=== STATED GOAL ===
Transcribe the material verbatim in full; the pictures do not belong in the copy.

=== DATASET EXCERPT ===
▶

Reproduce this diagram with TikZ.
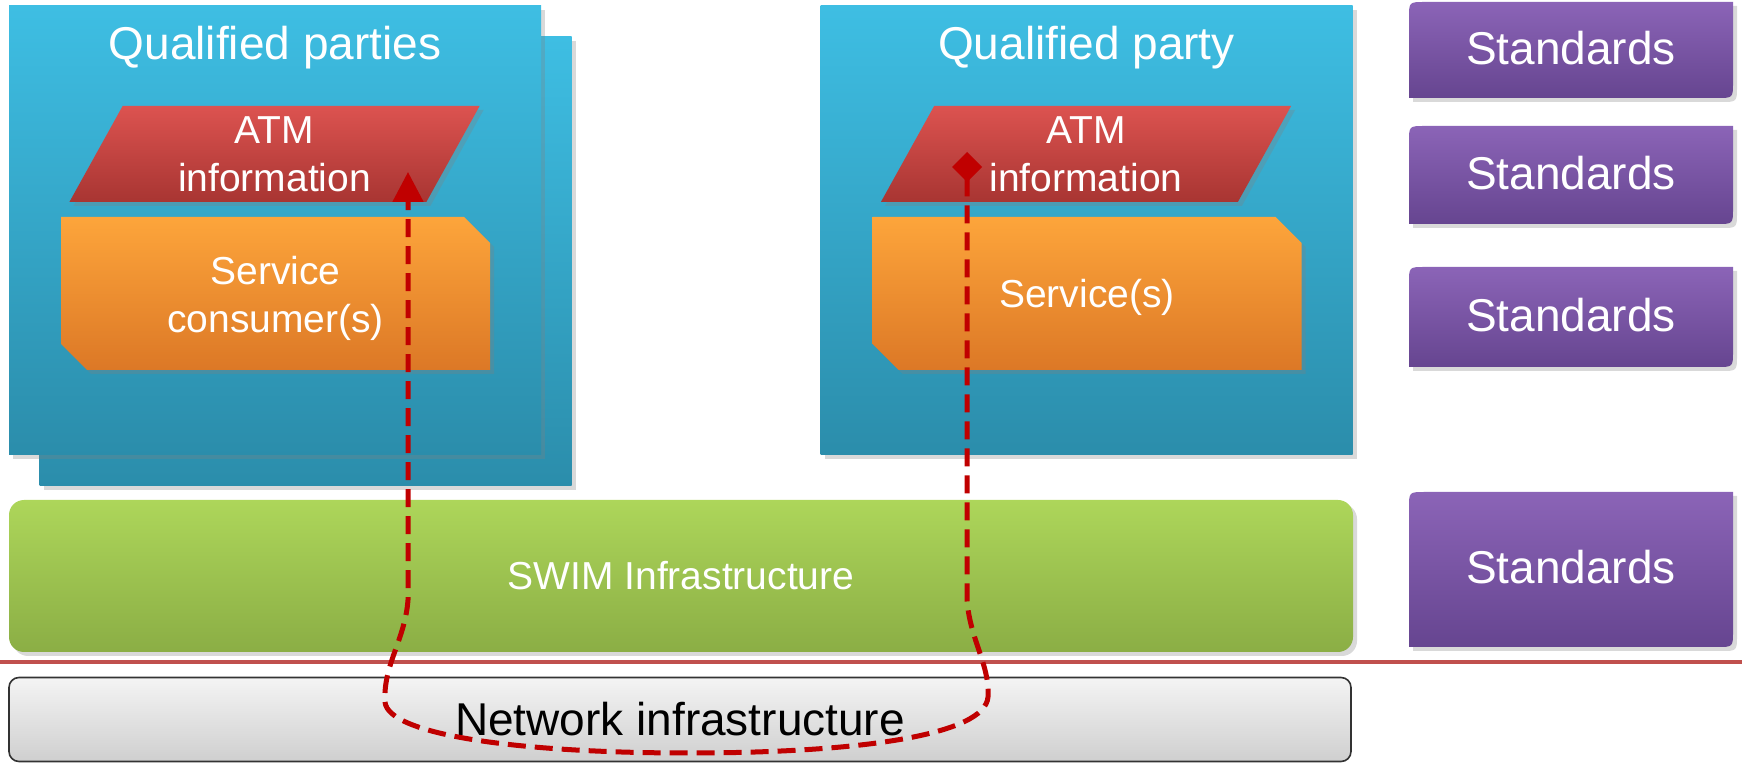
\documentclass[tikz,border=0pt]{standalone}
\usepackage{fontspec}
\setmainfont{Liberation Sans}
\usetikzlibrary{arrows.meta,shapes.geometric,shapes.misc,shadows,calc,positioning}

\definecolor{qpTop}{HTML}{3EBEE3}
\definecolor{qpBot}{HTML}{2B8DAB}
\definecolor{atmTop}{HTML}{DC5350}
\definecolor{atmBot}{HTML}{A83532}
\definecolor{svcTop}{HTML}{FDA53B}
\definecolor{svcBot}{HTML}{DC7826}
\definecolor{swimTop}{HTML}{ADD65A}
\definecolor{swimBot}{HTML}{8BAE45}
\definecolor{stdTop}{HTML}{8B64B7}
\definecolor{stdBot}{HTML}{664590}
\definecolor{netTop}{HTML}{F4F4F4}
\definecolor{netBot}{HTML}{CFCFCF}
\definecolor{sepRed}{HTML}{C0504D}
\definecolor{flowRed}{HTML}{C00000}

\begin{document}
\begin{tikzpicture}[x=0.5pt, y=-0.5pt,
  shad/.style={drop shadow={opacity=0.3, shadow xshift=2pt, shadow yshift=-2pt}},
  party/.style={rectangle, inner sep=0pt, minimum width=266pt, minimum height=224.5pt,
    top color=qpTop, bottom color=qpBot, shad},
  title/.style={inner sep=0pt, text=white, font=\fontsize{23}{27}\selectfont},
  info/.style={trapezium, trapezium left angle=66, trapezium right angle=114,
    trapezium stretches=true, inner sep=0pt, minimum width=205.5pt, minimum height=48pt,
    top color=atmTop, bottom color=atmBot, text=white, align=center, shad,
    text height=38pt, text depth=0pt, font=\fontsize{19.5}{24}\selectfont},
  svc/.style={chamfered rectangle, chamfered rectangle corners={north east,south west},
    chamfered rectangle xsep=6.5pt, chamfered rectangle ysep=6.5pt, inner sep=0pt,
    minimum width=214.5pt, minimum height=76.5pt, top color=svcTop, bottom color=svcBot,
    text=white, align=center, shad, text depth=4pt,
    font=\fontsize{19.5}{24}\selectfont},
  stdfill/.style={top color=stdTop, bottom color=stdBot, shad},
  stdtext/.style={inner sep=0pt, text=white, font=\fontsize{23}{27}\selectfont},
  flow/.style={draw=flowRed, line width=2.5pt, dash pattern=on 9pt off 4.5pt,
    {Diamond[length=15pt,width=15pt]}-{Triangle[length=15pt,width=15pt]}}]
  \useasboundingbox (0,0) rectangle (1742,764);
  % ---- consumer side ----
  \node[party] (qpBack) at (305.5,261.5) {};
  \node[party] (qpL) at (275,230.5) {};
  \node[title] (qpLtitle) at ($(qpL.north)+(0,42)$) {Qualified parties};
  \node[info] (atmL) at (274.5,154) {ATM\\information};
  \node[svc, text height=43.5pt] (svcL) at (275.5,293.5) {Service\\consumer(s)};
  % ---- provider side ----
  \node[party] (qpR) at (1086.5,230.5) {};
  \node[title] (qpRtitle) at ($(qpR.north)+(0,42)$) {Qualified party};
  \node[info] (atmR) at (1086,154) {ATM\\information};
  \node[svc, text height=18.5pt] (svcR) at (1087,293.5) {Service(s)};
  % ---- infrastructure ----
  \node[rectangle, rounded corners=7.5pt, minimum width=672pt, minimum height=76pt,
    top color=swimTop, bottom color=swimBot, shad, text=white,
    font=\fontsize{19.5}{23.5}\selectfont] (swim) at (681,576) {SWIM Infrastructure};
  \draw[sepRed, line width=2pt] (0,662) -- (1742,662);
  \node[rectangle, rounded corners=5pt, draw=black!80, line width=0.8pt,
    minimum width=671pt, minimum height=42pt, top color=netTop, bottom color=netBot,
    font=\fontsize{23}{27}\selectfont] (net) at (680,719.5) {Network infrastructure};
  % ---- standards ----
  \foreach \n/\ya/\yb in {1/2/98, 2/126/224, 3/267/367, 4/492/647} {
    \shade[stdfill] (1409,\yb) -- (1409,{\ya+16}) .. controls (1409,\ya) .. (1425,\ya)
      -- (1733,\ya) -- (1733,{\yb-16}) .. controls (1733,\yb) .. (1717,\yb) -- cycle;
    \node[stdtext] (std\n) at (1571,{(\ya+\yb)/2-2}) {Standards};
  }
  % ---- information flow ----
  \coordinate (src) at ($(atmR.center)+(-119,-2)$);
  \coordinate (dst) at ($(atmL.center)+(133.5,18)$);
  \draw[flow] (src) -- (967,600) .. controls (970,640) and (990,665) .. (988,697)
    .. controls (985,735) and (860,753) .. (688,753)
    .. controls (520,753) and (388,735) .. (385,702)
    .. controls (383,665) and (405,640) .. (408,600) -- (dst);
\end{tikzpicture}
\end{document}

◀

=== COMPLETE OUTPUT ===
Reproduce this diagram with TikZ.
\documentclass[tikz,border=0pt]{standalone}
\usepackage{fontspec}
\setmainfont{Liberation Sans}
\usetikzlibrary{arrows.meta,shapes.geometric,shapes.misc,shadows,calc,positioning}

\definecolor{qpTop}{HTML}{3EBEE3}
\definecolor{qpBot}{HTML}{2B8DAB}
\definecolor{atmTop}{HTML}{DC5350}
\definecolor{atmBot}{HTML}{A83532}
\definecolor{svcTop}{HTML}{FDA53B}
\definecolor{svcBot}{HTML}{DC7826}
\definecolor{swimTop}{HTML}{ADD65A}
\definecolor{swimBot}{HTML}{8BAE45}
\definecolor{stdTop}{HTML}{8B64B7}
\definecolor{stdBot}{HTML}{664590}
\definecolor{netTop}{HTML}{F4F4F4}
\definecolor{netBot}{HTML}{CFCFCF}
\definecolor{sepRed}{HTML}{C0504D}
\definecolor{flowRed}{HTML}{C00000}

\begin{document}
\begin{tikzpicture}[x=0.5pt, y=-0.5pt,
  shad/.style={drop shadow={opacity=0.3, shadow xshift=2pt, shadow yshift=-2pt}},
  party/.style={rectangle, inner sep=0pt, minimum width=266pt, minimum height=224.5pt,
    top color=qpTop, bottom color=qpBot, shad},
  title/.style={inner sep=0pt, text=white, font=\fontsize{23}{27}\selectfont},
  info/.style={trapezium, trapezium left angle=66, trapezium right angle=114,
    trapezium stretches=true, inner sep=0pt, minimum width=205.5pt, minimum height=48pt,
    top color=atmTop, bottom color=atmBot, text=white, align=center, shad,
    text height=38pt, text depth=0pt, font=\fontsize{19.5}{24}\selectfont},
  svc/.style={chamfered rectangle, chamfered rectangle corners={north east,south west},
    chamfered rectangle xsep=6.5pt, chamfered rectangle ysep=6.5pt, inner sep=0pt,
    minimum width=214.5pt, minimum height=76.5pt, top color=svcTop, bottom color=svcBot,
    text=white, align=center, shad, text depth=4pt,
    font=\fontsize{19.5}{24}\selectfont},
  stdfill/.style={top color=stdTop, bottom color=stdBot, shad},
  stdtext/.style={inner sep=0pt, text=white, font=\fontsize{23}{27}\selectfont},
  flow/.style={draw=flowRed, line width=2.5pt, dash pattern=on 9pt off 4.5pt,
    {Diamond[length=15pt,width=15pt]}-{Triangle[length=15pt,width=15pt]}}]
  \useasboundingbox (0,0) rectangle (1742,764);
  % ---- consumer side ----
  \node[party] (qpBack) at (305.5,261.5) {};
  \node[party] (qpL) at (275,230.5) {};
  \node[title] (qpLtitle) at ($(qpL.north)+(0,42)$) {Qualified parties};
  \node[info] (atmL) at (274.5,154) {ATM\\information};
  \node[svc, text height=43.5pt] (svcL) at (275.5,293.5) {Service\\consumer(s)};
  % ---- provider side ----
  \node[party] (qpR) at (1086.5,230.5) {};
  \node[title] (qpRtitle) at ($(qpR.north)+(0,42)$) {Qualified party};
  \node[info] (atmR) at (1086,154) {ATM\\information};
  \node[svc, text height=18.5pt] (svcR) at (1087,293.5) {Service(s)};
  % ---- infrastructure ----
  \node[rectangle, rounded corners=7.5pt, minimum width=672pt, minimum height=76pt,
    top color=swimTop, bottom color=swimBot, shad, text=white,
    font=\fontsize{19.5}{23.5}\selectfont] (swim) at (681,576) {SWIM Infrastructure};
  \draw[sepRed, line width=2pt] (0,662) -- (1742,662);
  \node[rectangle, rounded corners=5pt, draw=black!80, line width=0.8pt,
    minimum width=671pt, minimum height=42pt, top color=netTop, bottom color=netBot,
    font=\fontsize{23}{27}\selectfont] (net) at (680,719.5) {Network infrastructure};
  % ---- standards ----
  \foreach \n/\ya/\yb in {1/2/98, 2/126/224, 3/267/367, 4/492/647} {
    \shade[stdfill] (1409,\yb) -- (1409,{\ya+16}) .. controls (1409,\ya) .. (1425,\ya)
      -- (1733,\ya) -- (1733,{\yb-16}) .. controls (1733,\yb) .. (1717,\yb) -- cycle;
    \node[stdtext] (std\n) at (1571,{(\ya+\yb)/2-2}) {Standards};
  }
  % ---- information flow ----
  \coordinate (src) at ($(atmR.center)+(-119,-2)$);
  \coordinate (dst) at ($(atmL.center)+(133.5,18)$);
  \draw[flow] (src) -- (967,600) .. controls (970,640) and (990,665) .. (988,697)
    .. controls (985,735) and (860,753) .. (688,753)
    .. controls (520,753) and (388,735) .. (385,702)
    .. controls (383,665) and (405,640) .. (408,600) -- (dst);
\end{tikzpicture}
\end{document}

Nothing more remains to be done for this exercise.